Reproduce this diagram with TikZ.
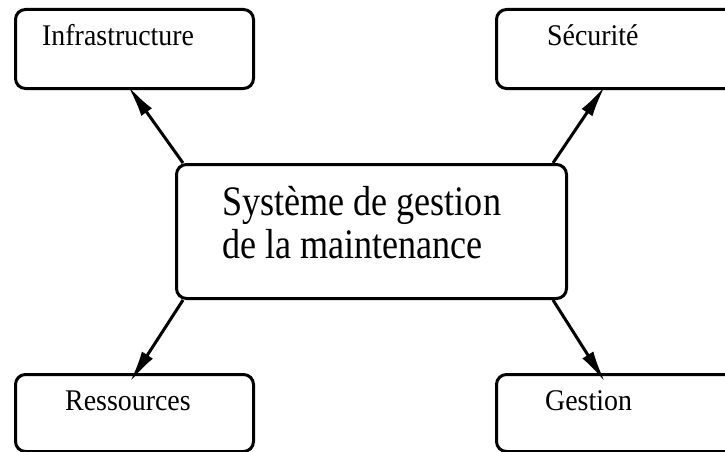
\documentclass[tikz,border=0pt]{standalone}
\usepackage{fontspec}
\setmainfont{Liberation Serif}
\newfontfamily\hubfont[FakeStretch=0.86]{Liberation Serif}
\newfontfamily\lblfont[FakeStretch=0.93]{Liberation Serif}
\usetikzlibrary{arrows.meta,calc}
\tikzset{
  box/.style={draw, line width=3pt, rounded corners=10pt, inner sep=0pt, anchor=north west},
  lbl/.style={anchor=base west, inner sep=0pt, font=\lblfont\fontsize{30}{34}\selectfont},
  link/.style={line width=3pt, -{Latex[length=32pt,width=13pt]}}
}
\begin{document}
\begin{tikzpicture}[x=1pt,y=-1pt]
\useasboundingbox (0,0) rectangle (725,452);
\clip (0,0) rectangle (725,452);

% boxes
\node[box, minimum width=238pt, minimum height=79pt] (infra) at (14,8) {};
\node[box, minimum width=260pt, minimum height=79pt] (secu) at (495,8) {};
\node[box, minimum width=390pt, minimum height=134pt] (hub) at (175,163) {};
\node[box, minimum width=238pt, minimum height=77pt] (res) at (14,373) {};
\node[box, minimum width=260pt, minimum height=77pt] (gest) at (495,373) {};

% labels
\node[lbl] (tinfra) at (42,46) {Infrastructure};
\node[lbl] (tsecu) at (547,46) {Sécurité};
\node[lbl] (tres) at (65,410) {Ressources};
\node[lbl] (tgest) at (545,410) {Gestion};
% the base anchor of a two-line node sits on its last line
\node[anchor=base west, inner sep=0pt, align=left,
      font=\hubfont\fontsize{42}{43}\selectfont] (thub) at (222,258)
  {Système de gestion\\de la maintenance};

% connectors
\draw[link] ($(hub.north west)+(8,0)$) -- ($(infra.south west)+(114,-4)$);
\draw[link] ($(hub.north east)+(-15,0)$) -- ($(secu.south west)+(110,-4)$);
\draw[link] ($(hub.south west)+(8,0)$) -- ($(res.north west)+(116,9)$);
\draw[link] ($(hub.south east)+(-15,0)$) -- ($(gest.north west)+(110,9)$);
\end{tikzpicture}
\end{document}
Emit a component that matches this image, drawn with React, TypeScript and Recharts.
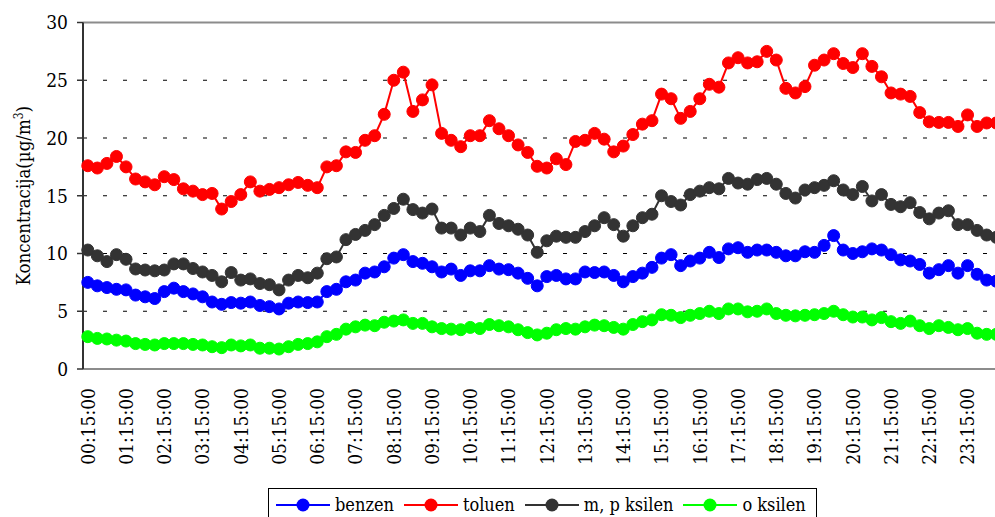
┄┄┄┄┄┄┄┄┄┄┄┄┄┄┄┄┄┄┄┄
• DO THIS:
Retype the entries word for word. Omit any images.

• EXERCISE ANSWER:
Reproduce this diagram with TikZ.
\documentclass[tikz,border=0pt]{standalone}
\usepackage{fontspec}
\setmainfont{Liberation Serif}
\newfontfamily\hubfont[FakeStretch=0.86]{Liberation Serif}
\newfontfamily\lblfont[FakeStretch=0.93]{Liberation Serif}
\usetikzlibrary{arrows.meta,calc}
\tikzset{
  box/.style={draw, line width=3pt, rounded corners=10pt, inner sep=0pt, anchor=north west},
  lbl/.style={anchor=base west, inner sep=0pt, font=\lblfont\fontsize{30}{34}\selectfont},
  link/.style={line width=3pt, -{Latex[length=32pt,width=13pt]}}
}
\begin{document}
\begin{tikzpicture}[x=1pt,y=-1pt]
\useasboundingbox (0,0) rectangle (725,452);
\clip (0,0) rectangle (725,452);

% boxes
\node[box, minimum width=238pt, minimum height=79pt] (infra) at (14,8) {};
\node[box, minimum width=260pt, minimum height=79pt] (secu) at (495,8) {};
\node[box, minimum width=390pt, minimum height=134pt] (hub) at (175,163) {};
\node[box, minimum width=238pt, minimum height=77pt] (res) at (14,373) {};
\node[box, minimum width=260pt, minimum height=77pt] (gest) at (495,373) {};

% labels
\node[lbl] (tinfra) at (42,46) {Infrastructure};
\node[lbl] (tsecu) at (547,46) {Sécurité};
\node[lbl] (tres) at (65,410) {Ressources};
\node[lbl] (tgest) at (545,410) {Gestion};
% the base anchor of a two-line node sits on its last line
\node[anchor=base west, inner sep=0pt, align=left,
      font=\hubfont\fontsize{42}{43}\selectfont] (thub) at (222,258)
  {Système de gestion\\de la maintenance};

% connectors
\draw[link] ($(hub.north west)+(8,0)$) -- ($(infra.south west)+(114,-4)$);
\draw[link] ($(hub.north east)+(-15,0)$) -- ($(secu.south west)+(110,-4)$);
\draw[link] ($(hub.south west)+(8,0)$) -- ($(res.north west)+(116,9)$);
\draw[link] ($(hub.south east)+(-15,0)$) -- ($(gest.north west)+(110,9)$);
\end{tikzpicture}
\end{document}
Emit a component that matches this image, drawn with React, TypeScript and Recharts.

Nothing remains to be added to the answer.